**TASK BRIEF**
For this exercise, output only the lines between the "Convert this chart to matplotlib code." line and the "499.5, 495, 489, 480, 473, 462, 449]" line, both of them included, and skip all pictures.
## START PROVIDED RECORDS
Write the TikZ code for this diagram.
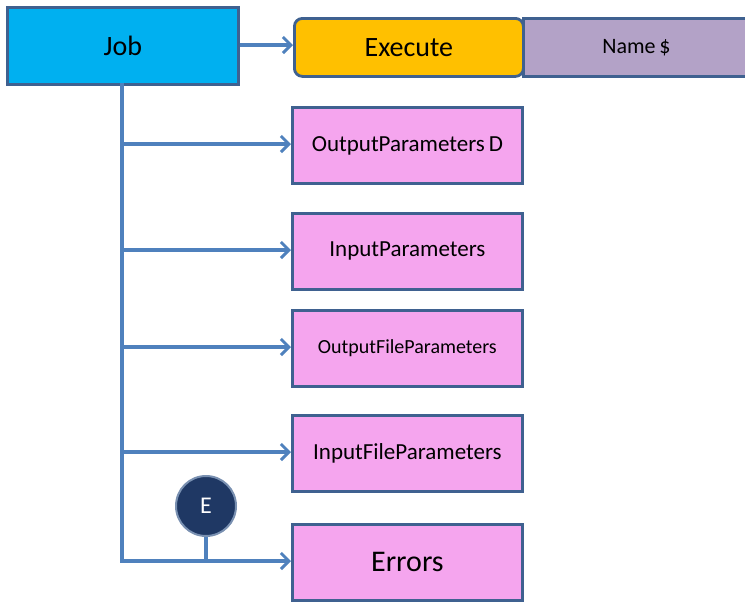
\documentclass[tikz,border=0pt]{standalone}
\usepackage{fontspec}
\setmainfont{Carlito}
\usetikzlibrary{arrows.meta}
\definecolor{jobc}{HTML}{00B0F0}
\definecolor{exec}{HTML}{FFC000}
\definecolor{namec}{HTML}{B3A2C7}
\definecolor{pinkc}{HTML}{F5A5EE}
\definecolor{bordc}{HTML}{3F6190}
\definecolor{linec}{HTML}{4F81BD}
\definecolor{ecirc}{HTML}{1F3864}
\tikzset{
  box/.style={draw=bordc, line width=2.8pt, inner sep=0pt, anchor=north west},
  pbox/.style={box, fill=pinkc, minimum width=230pt, minimum height=76pt},
  conn/.style={draw=linec, line width=3.2pt},
  arr/.style={conn, -{Straight Barb[length=8pt,width=16pt,line width=3pt]}},
}
\begin{document}
\begin{tikzpicture}[x=1pt,y=-1pt]
\useasboundingbox (0,0) rectangle (745,603);
\node[box, fill=jobc, minimum width=231pt, minimum height=77pt, font=\fontsize{28}{30}\selectfont] (job) at (6,6) {Job};
\node[box, fill=namec, minimum width=226pt, minimum height=58pt, font=\fontsize{22}{24}\selectfont] (name) at (522,17) {Name\,\$};
\node[box, fill=exec, rounded corners=8pt, minimum width=229pt, minimum height=58pt, font=\fontsize{28}{30}\selectfont] (exe) at (293,17) {Execute};
\node[pbox, font=\fontsize{23}{25}\selectfont] (op) at (291,106) {OutputParameters\,D};
\node[pbox, font=\fontsize{23}{25}\selectfont] (ip) at (291,212) {InputParameters};
\node[pbox, font=\fontsize{20}{22}\selectfont] (ofp) at (291,309) {OutputFileParameters};
\node[pbox, font=\fontsize{23}{25}\selectfont] (ifp) at (291,414) {InputFileParameters};
\node[pbox, font=\fontsize{30}{32}\selectfont] (err) at (291,523) {Errors};
\node[circle, draw=bordc!70, line width=2pt, fill=ecirc, text=white, minimum size=60pt, inner sep=0pt, font=\fontsize{24}{26}\selectfont] (e) at (206,506) {E};
\coordinate (t0) at (122,83);
\coordinate (t1) at (122,144);
\coordinate (t2) at (122,250);
\coordinate (t3) at (122,347);
\coordinate (t4) at (122,452);
\coordinate (t5) at (122,561);
\coordinate (ej) at (206,561);
\draw[arr] (job.east |- 0,45) -- (exe.west |- 0,45);
\draw[conn, line join=miter] (t0) -- (t5) -- (ej);
\draw[arr] (t1) -- (op.west |- t1);
\draw[arr] (t2) -- (ip.west |- t2);
\draw[arr] (t3) -- (ofp.west |- t3);
\draw[arr] (t4) -- (ifp.west |- t4);
\draw[arr] (ej) -- (err.west |- ej);
\draw[conn] (e.south) -- (ej);
\end{tikzpicture}
\end{document}
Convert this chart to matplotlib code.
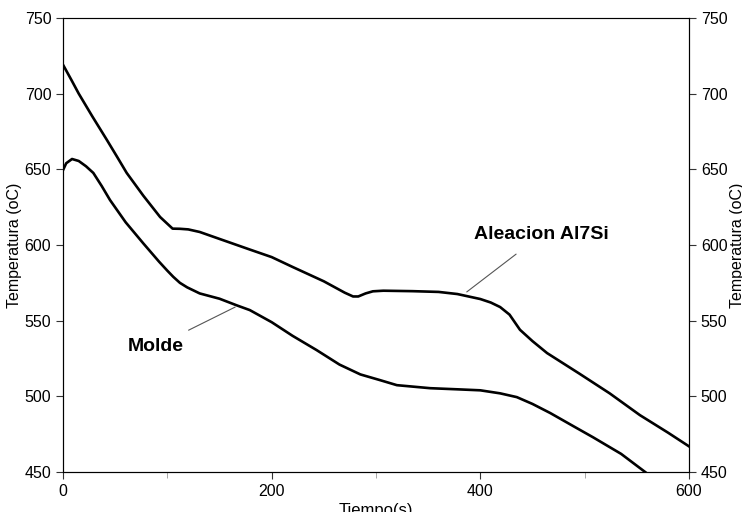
import numpy as np
import matplotlib
matplotlib.use('Agg')
import matplotlib.pyplot as plt

plt.rcParams['font.family'] = ['Liberation Sans', 'DejaVu Sans']

# curva de la aleacion
t_alea = [0, 8, 15, 28, 42, 52, 61, 77, 93, 100, 105, 112, 120, 131, 150, 179, 200, 220, 250,
          270, 278, 283, 290, 297, 307, 335, 360, 378, 400, 410, 419, 428, 438, 450, 464, 495,
          524, 553, 580, 600]
T_alea = [719, 709, 700, 685, 669.4, 658, 647.6, 632.5, 618.5, 614, 610.8, 610.7, 610.3, 608.6,
          604, 597, 592, 585.5, 576, 568.5, 566, 566, 568, 569.4, 569.8, 569.5, 569, 567.6, 564.3,
          562, 559, 554, 544, 536.5, 528.6, 515, 502, 487.6, 476, 467]

# curva del molde
t_molde = [0, 3, 8.6, 15, 22, 29, 37, 45, 60, 77, 92, 100, 105.6, 112, 119, 131, 150, 167,
           179, 200, 220, 243, 265, 285, 304, 320, 352, 380, 400, 419, 435, 450, 467, 490, 508,
           535, 560]
T_molde = [649.5, 654, 656.8, 655.5, 652, 647.6, 639, 629.7, 615, 601, 589, 583, 579, 575, 572,
           568, 564.5, 560, 557, 549, 540, 530.6, 521, 514.5, 510.7, 507.4, 505.4, 504.6, 504, 502,
           499.5, 495, 489, 480, 473, 462, 449]

fig = plt.figure(figsize=(7.42, 5.12), dpi=100)
ax = fig.add_axes([0.085, 0.078, 0.8435, 0.887])
ax.plot(t_alea, T_alea, color='black', lw=1.9, solid_joinstyle='round')
ax.plot(t_molde, T_molde, color='black', lw=1.9, solid_joinstyle='round')

ax.set_xlim(0, 600)
ax.set_ylim(450, 750)
ax.set_xticks([0, 200, 400, 600])
ax.set_xticks([100, 300, 500], minor=True)
ax.set_yticks(np.arange(450, 751, 50))
ax.tick_params(axis='both', labelsize=11.5, length=5, color='#333333')
ax.tick_params(axis='x', which='minor', length=4, color='#999999')
ax.spines['top'].set_color('#777777')
for s in ['left', 'bottom', 'right']:
    ax.spines[s].set_color('#222222')
ax.set_ylabel('Temperatura (oC)', fontsize=11.5, labelpad=2)
ax.set_xlabel('Tiempo(s)', fontsize=12, labelpad=3)

ax2 = ax.twinx()
ax2.set_ylim(450, 750)
ax2.set_yticks(np.arange(450, 751, 50))
ax2.tick_params(axis='y', labelsize=11.5, length=5, color='#333333')
ax2.set_ylabel('Temperatura (oC)', fontsize=11.5, labelpad=2)

ax.annotate('Aleacion Al7Si', xy=(387, 569), xytext=(459, 607),
            fontsize=14, fontweight='bold', ha='center', va='center',
            arrowprops=dict(arrowstyle='-', color='#555555', lw=0.8, shrinkA=10, shrinkB=0))
ax.annotate('Molde', xy=(165, 559), xytext=(89, 533),
            fontsize=14, fontweight='bold', ha='center', va='center',
            arrowprops=dict(arrowstyle='-', color='#555555', lw=0.8, shrinkA=8, shrinkB=0))

fig.savefig('out.png', dpi=100)
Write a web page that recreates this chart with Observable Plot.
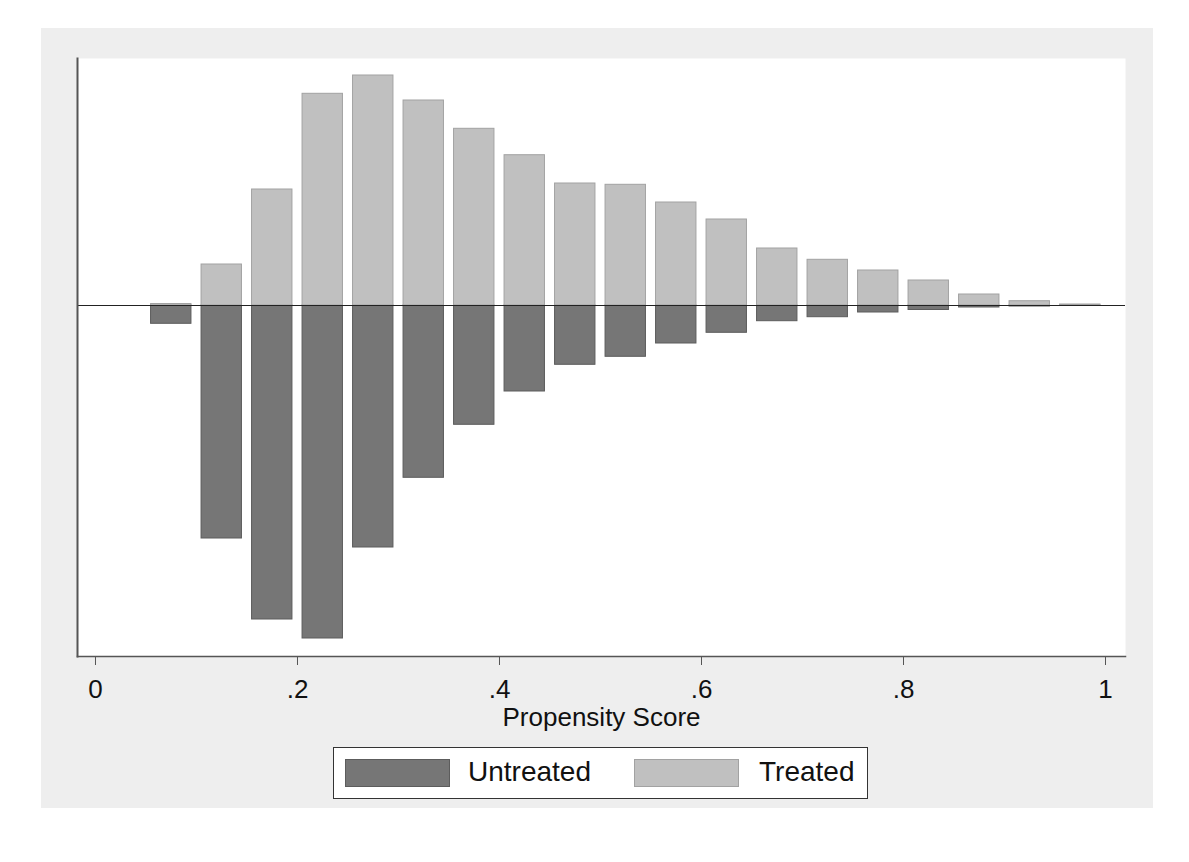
## END PROVIDED RECORDS
**RESULT OF THE TASK**
Convert this chart to matplotlib code.
import numpy as np
import matplotlib
matplotlib.use('Agg')
import matplotlib.pyplot as plt

plt.rcParams['font.family'] = ['Liberation Sans', 'DejaVu Sans']

# curva de la aleacion
t_alea = [0, 8, 15, 28, 42, 52, 61, 77, 93, 100, 105, 112, 120, 131, 150, 179, 200, 220, 250,
          270, 278, 283, 290, 297, 307, 335, 360, 378, 400, 410, 419, 428, 438, 450, 464, 495,
          524, 553, 580, 600]
T_alea = [719, 709, 700, 685, 669.4, 658, 647.6, 632.5, 618.5, 614, 610.8, 610.7, 610.3, 608.6,
          604, 597, 592, 585.5, 576, 568.5, 566, 566, 568, 569.4, 569.8, 569.5, 569, 567.6, 564.3,
          562, 559, 554, 544, 536.5, 528.6, 515, 502, 487.6, 476, 467]

# curva del molde
t_molde = [0, 3, 8.6, 15, 22, 29, 37, 45, 60, 77, 92, 100, 105.6, 112, 119, 131, 150, 167,
           179, 200, 220, 243, 265, 285, 304, 320, 352, 380, 400, 419, 435, 450, 467, 490, 508,
           535, 560]
T_molde = [649.5, 654, 656.8, 655.5, 652, 647.6, 639, 629.7, 615, 601, 589, 583, 579, 575, 572,
           568, 564.5, 560, 557, 549, 540, 530.6, 521, 514.5, 510.7, 507.4, 505.4, 504.6, 504, 502,
           499.5, 495, 489, 480, 473, 462, 449]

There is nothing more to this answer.